Use the trunk or close-by branches as an anchor for the wire. If you are wiring the trunk, anchor the wire by pushing one end into the soil and the roots of the tree. Try to use one wire for both nearly positioned branches if they are of similar thickness.

To make sure you have enough wire, make it 1/3 longer than the branch you are wiring. Try not to wire across the front of the tree when using one wire for both branches. Hold the wire firmly with one hand and coil it carefully around the branch towards your body.

Start wiring at the point where the branch is growing from the trunk and go down to the very tip making 45º degree coils. The LAST coil should be secured at the very tip at a 90º degree angle.

If you are trying to bend the branch down, wire over the top. When you come across the branch or a leaf while wiring, go around them. You never want to cross the wires. 

So, when you are wiring smaller branches and you already have a wire on the main branch, apply it in between the coils of the main branch. When you reach the end of the branch, cut the excess wire with the wire cutters.

If you are working on a fast growing tree, leave a little bit of room between the wire and the bark. Don’t make coils too tight to ovoid wire cutting in. The thicker the branch, the harder it is to bend without it cracking.

Use both hands when bending the trunk or the branch. Go SLOW and listen for the sound of splitting or cracking. It is better to bend a thick branch in multiple steps over time than doing it at once.

To prevent branch from snapping, test its tension prior to wiring. Some species can be wired only when they are young. With age, the branches become ‘hardened off’ and it is impossible to bend them without snapping. Some of those trees are Azalea, Bougainvillea and Acer palmatum ‘Kiyohime’.

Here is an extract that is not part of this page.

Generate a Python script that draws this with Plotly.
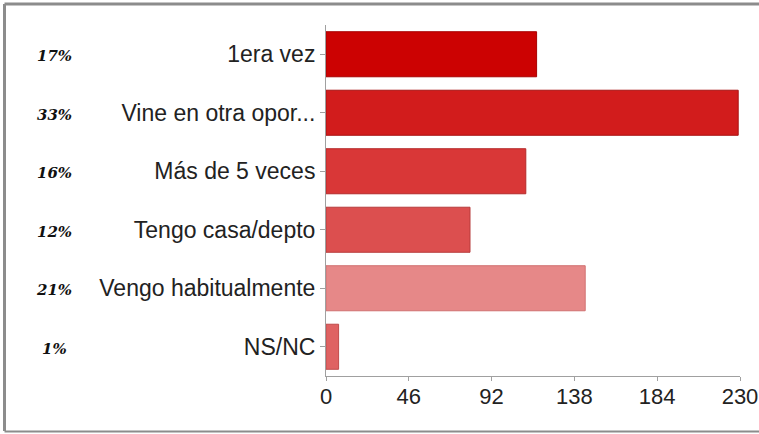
import plotly.graph_objects as go

# Survey answers, top to bottom
categories = ["1era vez", "Vine en otra opor...", "Más de 5 veces",
              "Tengo casa/depto", "Vengo habitualmente", "NS/NC"]
counts = [117, 229, 111, 80, 144, 7]
percent_labels = ["17%", "33%", "16%", "12%", "21%", "1%"]
bar_colors = ["#cc0202", "#d21c1c", "#d93737", "#dc4f4f", "#e68888", "#df6262"]
edge_colors = ["#a80000", "#a81212", "#b52a2a", "#b83c3c", "#d07070", "#c04c4c"]
x_ticks = [0, 46, 92, 138, 184, 230]

W, H = 759, 434
ML, MR, MT, MB = 326, 19, 25, 58
plot_w = W - ML - MR
plot_h = H - MT - MB


def px_x(px):
    return (px - ML) / plot_w


def px_y(py):
    return (H - MB - py) / plot_h


fig = go.Figure(go.Bar(
    x=counts,
    y=categories,
    orientation="h",
    marker=dict(color=bar_colors, line=dict(color=edge_colors, width=1)),
    hoverinfo="x+y",
))

# Percentage labels at the far left
annotations = []
for cat, lab in zip(categories, percent_labels):
    annotations.append(dict(
        x=px_x(54), xref="paper", y=cat, yref="y", yshift=-2,
        text=f"<b><i>{lab}</i></b>", showarrow=False,
        xanchor="center", yanchor="middle",
        font=dict(family="DejaVu Serif", size=15, color="#111111"),
    ))

# Grey frame around the chart
frame_color = "#8c8c8c"
shapes = [
    dict(type="line", xref="paper", yref="paper",
         x0=px_x(4.5), x1=px_x(759), y0=px_y(4), y1=px_y(4),
         line=dict(color=frame_color, width=3)),
    dict(type="line", xref="paper", yref="paper",
         x0=px_x(4.5), x1=px_x(4.5), y0=px_y(4), y1=px_y(431),
         line=dict(color=frame_color, width=3)),
    dict(type="line", xref="paper", yref="paper",
         x0=px_x(4.5), x1=px_x(759), y0=px_y(431.5), y1=px_y(431.5),
         line=dict(color=frame_color, width=2)),
]

fig.update_layout(
    width=W, height=H, autosize=False,
    margin=dict(l=ML, r=MR, t=MT, b=MB, pad=0),
    paper_bgcolor="white", plot_bgcolor="white",
    showlegend=False,
    bargap=0.23,
    font=dict(family="Liberation Sans, Arial, sans-serif", color="#222222"),
    annotations=annotations,
    shapes=shapes,
    xaxis=dict(
        range=[0, 230], tickvals=x_ticks, ticktext=[str(v) for v in x_ticks],
        showgrid=False, zeroline=False, automargin=False,
        showline=True, linecolor="#a0a0a0", linewidth=1,
        ticks="outside", ticklen=4, tickcolor="#a0a0a0",
        ticklabelstandoff=-3,
        tickfont=dict(size=22, color="#222222"),
    ),
    yaxis=dict(
        autorange="reversed", automargin=False,
        showgrid=False, zeroline=False,
        showline=True, linecolor="#a0a0a0", linewidth=1,
        ticks="outside", ticklen=5, tickcolor="#a0a0a0",
        tickfont=dict(size=23, color="#222222"),
    ),
)

fig.write_html("out.html")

Although bonsai trees respond very well to wiring, it does cause a certain amount of stress. So, DON’T wire sick or weakened trees as it might slow the recovery. Wait for it to get healthier before applying the wire.

Best time for wiring

The BEST TIME  of the year for wiring your bonsai depends on the species of your tree and the climate it is growing in. Many believe that most of the species can be wired during any time of the year. From my experience, there is a particular time of the year that is better than other.

  • Pine – The best time of the year for pines is late fall or early winter when the sap is not flowing and the branches are more flexible. By the end of summer, the increase of branch thickness will be over and wiring after this time will allow you to keep the wire on for a full year.
  • Deciduous – Could be wired anytime from early spring to early fall. In spring, it is easy to wire because you can see the branches. While wiring, be careful not to disturb any of the buds. Wait till the tree loses all the leaves before wiring in the fall. That way, you will be able to see the structure of the tree better.
  • Coniferous  – Can be wired from middle of the spring to late fall. Keep in mind, coniferous will heal faster during growing season than any other time of the year. If you decide to wire in spring, you will need to rewire the tree after the new growth develops.
  • Tropical species – Since they don’t have dormancy period and are always growing, you can wire them anytime of the year. Before applying the wire, defoliate the tree so you can see the branch structure. It is much easier to apply the wire when there are no leaves.

When to remove the wire

You always want to remove the wire before it cuts into the bark and leaves an ugly scar. Therefore, check your tree often especially during the growing season.

Some of the tropical trees grow so fast, that there is almost no way of avoiding the marks. Light marks will heal within a year of two, so there is no need to worry. Severe marks might never heal leaving awful scars.

When removing the wire, always use wire cutters, because they have round heads that are specially designed to cut the wire clean without damaging the bark of the tree.

Some bonsai enthusiasts, in order to save money, like to unwind the wire and reuse it. I learned the hard way that it is a bad idea. There is a chance of damaging the buds, leaves or branches. You can try reusing a larger more expensive aluminum wire, but don’t try to unwind copper wire.